Set task
Reproduce the listing below exactly, minus its pictures.

Dataset extract
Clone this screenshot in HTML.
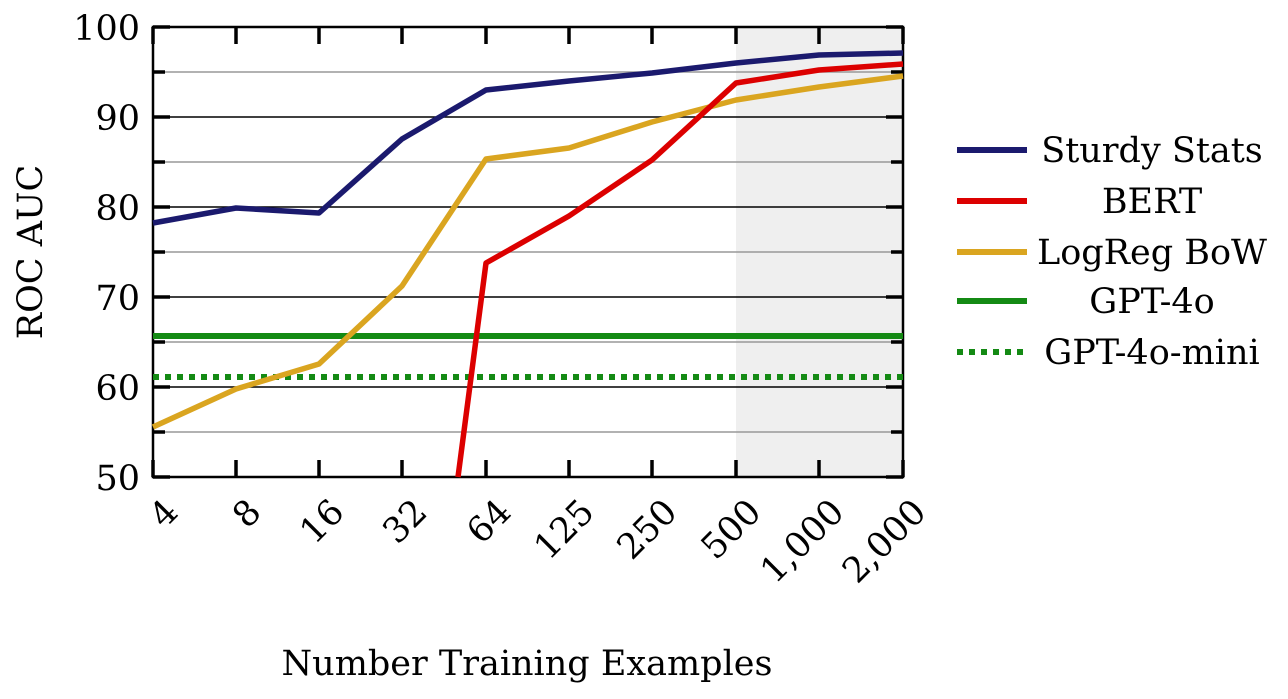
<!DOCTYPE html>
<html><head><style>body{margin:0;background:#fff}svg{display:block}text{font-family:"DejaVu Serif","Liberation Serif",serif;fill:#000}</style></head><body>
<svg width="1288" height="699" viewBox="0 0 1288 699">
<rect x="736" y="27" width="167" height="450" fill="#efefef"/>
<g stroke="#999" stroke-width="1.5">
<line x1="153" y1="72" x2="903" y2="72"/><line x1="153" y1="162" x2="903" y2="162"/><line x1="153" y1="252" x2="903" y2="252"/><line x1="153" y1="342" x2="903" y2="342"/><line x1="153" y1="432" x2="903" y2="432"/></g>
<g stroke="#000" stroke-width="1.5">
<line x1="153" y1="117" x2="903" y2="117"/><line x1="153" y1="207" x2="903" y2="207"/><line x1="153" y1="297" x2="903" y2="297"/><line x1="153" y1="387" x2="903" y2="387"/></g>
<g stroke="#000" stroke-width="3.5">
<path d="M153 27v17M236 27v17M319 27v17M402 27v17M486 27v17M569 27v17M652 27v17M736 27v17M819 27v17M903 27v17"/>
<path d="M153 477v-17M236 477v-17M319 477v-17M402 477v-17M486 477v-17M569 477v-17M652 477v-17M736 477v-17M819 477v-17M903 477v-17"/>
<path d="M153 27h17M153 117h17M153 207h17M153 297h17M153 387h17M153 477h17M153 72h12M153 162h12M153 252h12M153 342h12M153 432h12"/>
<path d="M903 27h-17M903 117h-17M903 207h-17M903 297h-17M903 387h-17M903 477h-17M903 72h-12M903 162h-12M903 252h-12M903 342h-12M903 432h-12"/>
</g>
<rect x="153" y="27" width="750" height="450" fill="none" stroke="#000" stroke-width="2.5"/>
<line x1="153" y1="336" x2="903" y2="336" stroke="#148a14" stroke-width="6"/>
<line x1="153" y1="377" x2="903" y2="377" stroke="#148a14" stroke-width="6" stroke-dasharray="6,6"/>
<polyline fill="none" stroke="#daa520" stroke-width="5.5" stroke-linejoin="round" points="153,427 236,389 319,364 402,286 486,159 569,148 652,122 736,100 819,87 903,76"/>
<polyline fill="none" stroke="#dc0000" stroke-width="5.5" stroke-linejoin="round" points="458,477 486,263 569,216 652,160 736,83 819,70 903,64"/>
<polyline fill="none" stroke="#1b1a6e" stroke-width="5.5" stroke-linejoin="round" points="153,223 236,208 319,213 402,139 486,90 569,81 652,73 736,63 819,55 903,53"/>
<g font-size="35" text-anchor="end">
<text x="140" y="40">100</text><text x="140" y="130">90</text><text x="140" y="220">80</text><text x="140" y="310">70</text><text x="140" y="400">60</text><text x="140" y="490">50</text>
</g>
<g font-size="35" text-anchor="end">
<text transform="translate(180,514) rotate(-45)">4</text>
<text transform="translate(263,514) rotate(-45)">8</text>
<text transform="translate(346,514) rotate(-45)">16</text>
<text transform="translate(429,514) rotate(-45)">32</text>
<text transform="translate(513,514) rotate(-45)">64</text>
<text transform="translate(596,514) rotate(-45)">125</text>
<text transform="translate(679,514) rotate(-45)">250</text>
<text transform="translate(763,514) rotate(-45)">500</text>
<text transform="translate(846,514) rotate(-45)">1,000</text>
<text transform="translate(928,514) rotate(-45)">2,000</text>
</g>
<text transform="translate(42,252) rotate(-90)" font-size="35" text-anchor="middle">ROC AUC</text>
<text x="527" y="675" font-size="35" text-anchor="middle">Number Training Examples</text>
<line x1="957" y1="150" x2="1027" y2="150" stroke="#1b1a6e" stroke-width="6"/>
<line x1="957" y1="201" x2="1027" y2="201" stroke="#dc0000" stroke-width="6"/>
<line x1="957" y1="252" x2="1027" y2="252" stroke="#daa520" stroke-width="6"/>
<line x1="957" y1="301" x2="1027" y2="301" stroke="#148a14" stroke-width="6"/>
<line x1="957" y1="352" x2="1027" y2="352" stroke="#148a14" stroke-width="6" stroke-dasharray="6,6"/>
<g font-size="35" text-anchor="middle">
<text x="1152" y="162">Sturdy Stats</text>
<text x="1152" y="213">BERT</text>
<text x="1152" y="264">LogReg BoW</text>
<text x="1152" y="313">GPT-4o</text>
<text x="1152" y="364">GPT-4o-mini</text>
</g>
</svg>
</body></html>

Answer to the task
Clone this screenshot in HTML.
<!DOCTYPE html>
<html><head><style>body{margin:0;background:#fff}svg{display:block}text{font-family:"DejaVu Serif","Liberation Serif",serif;fill:#000}</style></head><body>
<svg width="1288" height="699" viewBox="0 0 1288 699">
<rect x="736" y="27" width="167" height="450" fill="#efefef"/>
<g stroke="#999" stroke-width="1.5">
<line x1="153" y1="72" x2="903" y2="72"/><line x1="153" y1="162" x2="903" y2="162"/><line x1="153" y1="252" x2="903" y2="252"/><line x1="153" y1="342" x2="903" y2="342"/><line x1="153" y1="432" x2="903" y2="432"/></g>
<g stroke="#000" stroke-width="1.5">
<line x1="153" y1="117" x2="903" y2="117"/><line x1="153" y1="207" x2="903" y2="207"/><line x1="153" y1="297" x2="903" y2="297"/><line x1="153" y1="387" x2="903" y2="387"/></g>
<g stroke="#000" stroke-width="3.5">
<path d="M153 27v17M236 27v17M319 27v17M402 27v17M486 27v17M569 27v17M652 27v17M736 27v17M819 27v17M903 27v17"/>
<path d="M153 477v-17M236 477v-17M319 477v-17M402 477v-17M486 477v-17M569 477v-17M652 477v-17M736 477v-17M819 477v-17M903 477v-17"/>
<path d="M153 27h17M153 117h17M153 207h17M153 297h17M153 387h17M153 477h17M153 72h12M153 162h12M153 252h12M153 342h12M153 432h12"/>
<path d="M903 27h-17M903 117h-17M903 207h-17M903 297h-17M903 387h-17M903 477h-17M903 72h-12M903 162h-12M903 252h-12M903 342h-12M903 432h-12"/>
</g>
<rect x="153" y="27" width="750" height="450" fill="none" stroke="#000" stroke-width="2.5"/>
<line x1="153" y1="336" x2="903" y2="336" stroke="#148a14" stroke-width="6"/>
<line x1="153" y1="377" x2="903" y2="377" stroke="#148a14" stroke-width="6" stroke-dasharray="6,6"/>
<polyline fill="none" stroke="#daa520" stroke-width="5.5" stroke-linejoin="round" points="153,427 236,389 319,364 402,286 486,159 569,148 652,122 736,100 819,87 903,76"/>
<polyline fill="none" stroke="#dc0000" stroke-width="5.5" stroke-linejoin="round" points="458,477 486,263 569,216 652,160 736,83 819,70 903,64"/>
<polyline fill="none" stroke="#1b1a6e" stroke-width="5.5" stroke-linejoin="round" points="153,223 236,208 319,213 402,139 486,90 569,81 652,73 736,63 819,55 903,53"/>
<g font-size="35" text-anchor="end">
<text x="140" y="40">100</text><text x="140" y="130">90</text><text x="140" y="220">80</text><text x="140" y="310">70</text><text x="140" y="400">60</text><text x="140" y="490">50</text>
</g>
<g font-size="35" text-anchor="end">
<text transform="translate(180,514) rotate(-45)">4</text>
<text transform="translate(263,514) rotate(-45)">8</text>
<text transform="translate(346,514) rotate(-45)">16</text>
<text transform="translate(429,514) rotate(-45)">32</text>
<text transform="translate(513,514) rotate(-45)">64</text>
<text transform="translate(596,514) rotate(-45)">125</text>
<text transform="translate(679,514) rotate(-45)">250</text>
<text transform="translate(763,514) rotate(-45)">500</text>
<text transform="translate(846,514) rotate(-45)">1,000</text>
<text transform="translate(928,514) rotate(-45)">2,000</text>
</g>
<text transform="translate(42,252) rotate(-90)" font-size="35" text-anchor="middle">ROC AUC</text>
<text x="527" y="675" font-size="35" text-anchor="middle">Number Training Examples</text>
<line x1="957" y1="150" x2="1027" y2="150" stroke="#1b1a6e" stroke-width="6"/>
<line x1="957" y1="201" x2="1027" y2="201" stroke="#dc0000" stroke-width="6"/>
<line x1="957" y1="252" x2="1027" y2="252" stroke="#daa520" stroke-width="6"/>
<line x1="957" y1="301" x2="1027" y2="301" stroke="#148a14" stroke-width="6"/>
<line x1="957" y1="352" x2="1027" y2="352" stroke="#148a14" stroke-width="6" stroke-dasharray="6,6"/>
<g font-size="35" text-anchor="middle">
<text x="1152" y="162">Sturdy Stats</text>
<text x="1152" y="213">BERT</text>
<text x="1152" y="264">LogReg BoW</text>
<text x="1152" y="313">GPT-4o</text>
<text x="1152" y="364">GPT-4o-mini</text>
</g>
</svg>
</body></html>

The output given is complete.